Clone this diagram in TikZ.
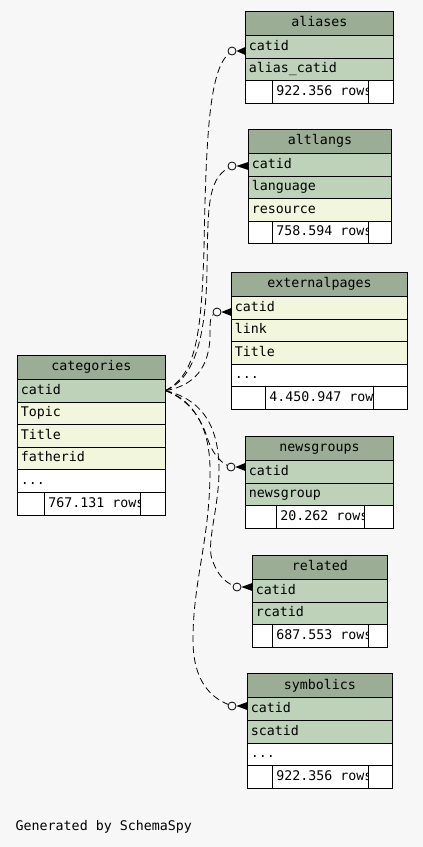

* * *

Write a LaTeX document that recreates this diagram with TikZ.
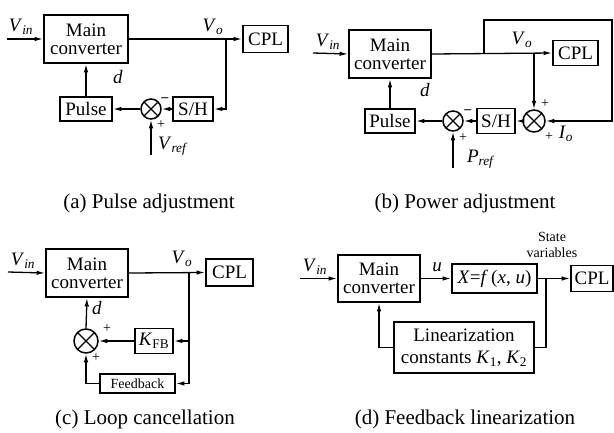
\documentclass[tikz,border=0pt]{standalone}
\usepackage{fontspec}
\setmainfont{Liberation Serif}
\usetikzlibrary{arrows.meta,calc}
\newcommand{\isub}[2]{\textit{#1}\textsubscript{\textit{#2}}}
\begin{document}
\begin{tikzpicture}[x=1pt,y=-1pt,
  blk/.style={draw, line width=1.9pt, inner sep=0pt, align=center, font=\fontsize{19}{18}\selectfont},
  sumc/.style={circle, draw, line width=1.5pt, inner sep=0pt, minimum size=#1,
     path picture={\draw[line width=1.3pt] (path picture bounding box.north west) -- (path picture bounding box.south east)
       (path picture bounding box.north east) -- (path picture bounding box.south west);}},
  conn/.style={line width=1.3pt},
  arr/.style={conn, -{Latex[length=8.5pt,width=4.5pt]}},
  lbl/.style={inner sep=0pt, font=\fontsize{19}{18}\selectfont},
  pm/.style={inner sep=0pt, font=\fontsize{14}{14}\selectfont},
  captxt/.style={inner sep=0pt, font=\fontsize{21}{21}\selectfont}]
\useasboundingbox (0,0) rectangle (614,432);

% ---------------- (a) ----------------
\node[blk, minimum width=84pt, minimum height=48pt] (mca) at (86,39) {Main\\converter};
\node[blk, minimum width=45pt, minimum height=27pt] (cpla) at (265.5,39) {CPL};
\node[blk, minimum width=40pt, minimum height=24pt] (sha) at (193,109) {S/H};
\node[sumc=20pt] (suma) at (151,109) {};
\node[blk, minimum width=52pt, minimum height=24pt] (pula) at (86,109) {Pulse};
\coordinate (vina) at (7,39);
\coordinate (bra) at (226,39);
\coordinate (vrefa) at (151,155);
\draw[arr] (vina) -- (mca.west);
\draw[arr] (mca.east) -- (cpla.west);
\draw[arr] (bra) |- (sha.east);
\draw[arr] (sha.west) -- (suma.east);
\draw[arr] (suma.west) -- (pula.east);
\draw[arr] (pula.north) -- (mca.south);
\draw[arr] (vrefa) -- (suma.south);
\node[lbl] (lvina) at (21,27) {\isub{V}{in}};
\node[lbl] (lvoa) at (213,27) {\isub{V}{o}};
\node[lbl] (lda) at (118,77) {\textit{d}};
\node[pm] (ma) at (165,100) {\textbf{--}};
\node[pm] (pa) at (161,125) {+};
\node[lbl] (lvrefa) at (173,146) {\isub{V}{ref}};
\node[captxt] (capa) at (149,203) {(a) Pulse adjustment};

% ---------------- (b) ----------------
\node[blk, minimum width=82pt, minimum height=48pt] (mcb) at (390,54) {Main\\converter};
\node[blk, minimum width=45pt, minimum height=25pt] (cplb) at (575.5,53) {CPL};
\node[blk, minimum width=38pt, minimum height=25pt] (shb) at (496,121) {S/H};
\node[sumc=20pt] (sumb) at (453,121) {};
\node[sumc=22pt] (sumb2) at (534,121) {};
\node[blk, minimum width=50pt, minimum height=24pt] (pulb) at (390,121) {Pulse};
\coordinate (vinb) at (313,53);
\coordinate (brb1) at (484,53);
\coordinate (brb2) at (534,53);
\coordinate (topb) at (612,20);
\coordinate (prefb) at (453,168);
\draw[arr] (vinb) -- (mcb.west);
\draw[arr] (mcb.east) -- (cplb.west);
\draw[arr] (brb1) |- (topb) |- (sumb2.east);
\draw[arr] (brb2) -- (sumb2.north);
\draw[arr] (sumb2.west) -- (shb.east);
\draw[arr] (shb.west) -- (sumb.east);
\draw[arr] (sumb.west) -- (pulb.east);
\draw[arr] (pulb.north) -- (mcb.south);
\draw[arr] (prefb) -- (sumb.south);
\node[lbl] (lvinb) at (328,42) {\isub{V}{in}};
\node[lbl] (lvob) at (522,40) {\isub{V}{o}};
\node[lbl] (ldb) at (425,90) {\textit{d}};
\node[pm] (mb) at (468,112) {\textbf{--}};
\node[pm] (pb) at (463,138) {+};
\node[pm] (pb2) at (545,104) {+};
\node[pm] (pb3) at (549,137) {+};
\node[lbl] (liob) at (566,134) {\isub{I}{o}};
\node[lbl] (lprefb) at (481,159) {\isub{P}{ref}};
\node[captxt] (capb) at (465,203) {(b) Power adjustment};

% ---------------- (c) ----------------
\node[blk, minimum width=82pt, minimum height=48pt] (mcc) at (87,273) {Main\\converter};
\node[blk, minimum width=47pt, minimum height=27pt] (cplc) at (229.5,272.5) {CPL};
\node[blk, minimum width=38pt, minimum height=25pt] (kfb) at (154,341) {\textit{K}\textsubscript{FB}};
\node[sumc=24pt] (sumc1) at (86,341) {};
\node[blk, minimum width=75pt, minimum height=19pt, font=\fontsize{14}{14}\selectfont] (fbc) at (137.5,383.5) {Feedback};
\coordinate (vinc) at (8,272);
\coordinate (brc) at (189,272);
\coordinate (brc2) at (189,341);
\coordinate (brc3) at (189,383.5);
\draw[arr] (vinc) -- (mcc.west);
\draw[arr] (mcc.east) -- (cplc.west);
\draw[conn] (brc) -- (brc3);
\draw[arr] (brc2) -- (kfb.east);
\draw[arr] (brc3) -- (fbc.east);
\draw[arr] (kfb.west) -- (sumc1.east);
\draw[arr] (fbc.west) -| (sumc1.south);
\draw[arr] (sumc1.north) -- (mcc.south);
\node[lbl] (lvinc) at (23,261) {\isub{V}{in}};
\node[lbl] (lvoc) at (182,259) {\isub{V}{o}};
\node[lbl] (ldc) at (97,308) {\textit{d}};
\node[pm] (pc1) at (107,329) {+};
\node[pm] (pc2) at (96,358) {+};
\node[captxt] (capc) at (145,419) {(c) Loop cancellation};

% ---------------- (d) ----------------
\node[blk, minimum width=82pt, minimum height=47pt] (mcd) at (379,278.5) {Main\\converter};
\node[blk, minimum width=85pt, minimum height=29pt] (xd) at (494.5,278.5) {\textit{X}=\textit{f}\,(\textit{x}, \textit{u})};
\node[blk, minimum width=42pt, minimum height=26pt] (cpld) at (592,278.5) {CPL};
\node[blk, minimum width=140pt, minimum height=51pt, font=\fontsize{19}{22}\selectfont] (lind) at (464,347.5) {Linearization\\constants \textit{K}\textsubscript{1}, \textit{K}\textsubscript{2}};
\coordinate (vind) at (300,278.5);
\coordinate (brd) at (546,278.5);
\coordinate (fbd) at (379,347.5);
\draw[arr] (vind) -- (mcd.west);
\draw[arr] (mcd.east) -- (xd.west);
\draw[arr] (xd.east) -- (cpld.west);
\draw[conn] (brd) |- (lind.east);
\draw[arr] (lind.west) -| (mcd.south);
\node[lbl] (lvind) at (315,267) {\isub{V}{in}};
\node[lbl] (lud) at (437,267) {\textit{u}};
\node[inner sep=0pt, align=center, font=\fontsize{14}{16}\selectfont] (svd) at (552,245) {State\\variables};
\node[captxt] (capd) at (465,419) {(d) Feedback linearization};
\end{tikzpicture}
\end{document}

**Exercise**
Above are records with pictures. Reproduce exactly only the lines from the line with "Write a LaTeX" through the line with "(0,0) rectangle (614,432);", both ends included, and leave the pictures out.

**In response**
Write a LaTeX document that recreates this diagram with TikZ.
\documentclass[tikz,border=0pt]{standalone}
\usepackage{fontspec}
\setmainfont{Liberation Serif}
\usetikzlibrary{arrows.meta,calc}
\newcommand{\isub}[2]{\textit{#1}\textsubscript{\textit{#2}}}
\begin{document}
\begin{tikzpicture}[x=1pt,y=-1pt,
  blk/.style={draw, line width=1.9pt, inner sep=0pt, align=center, font=\fontsize{19}{18}\selectfont},
  sumc/.style={circle, draw, line width=1.5pt, inner sep=0pt, minimum size=#1,
     path picture={\draw[line width=1.3pt] (path picture bounding box.north west) -- (path picture bounding box.south east)
       (path picture bounding box.north east) -- (path picture bounding box.south west);}},
  conn/.style={line width=1.3pt},
  arr/.style={conn, -{Latex[length=8.5pt,width=4.5pt]}},
  lbl/.style={inner sep=0pt, font=\fontsize{19}{18}\selectfont},
  pm/.style={inner sep=0pt, font=\fontsize{14}{14}\selectfont},
  captxt/.style={inner sep=0pt, font=\fontsize{21}{21}\selectfont}]
\useasboundingbox (0,0) rectangle (614,432);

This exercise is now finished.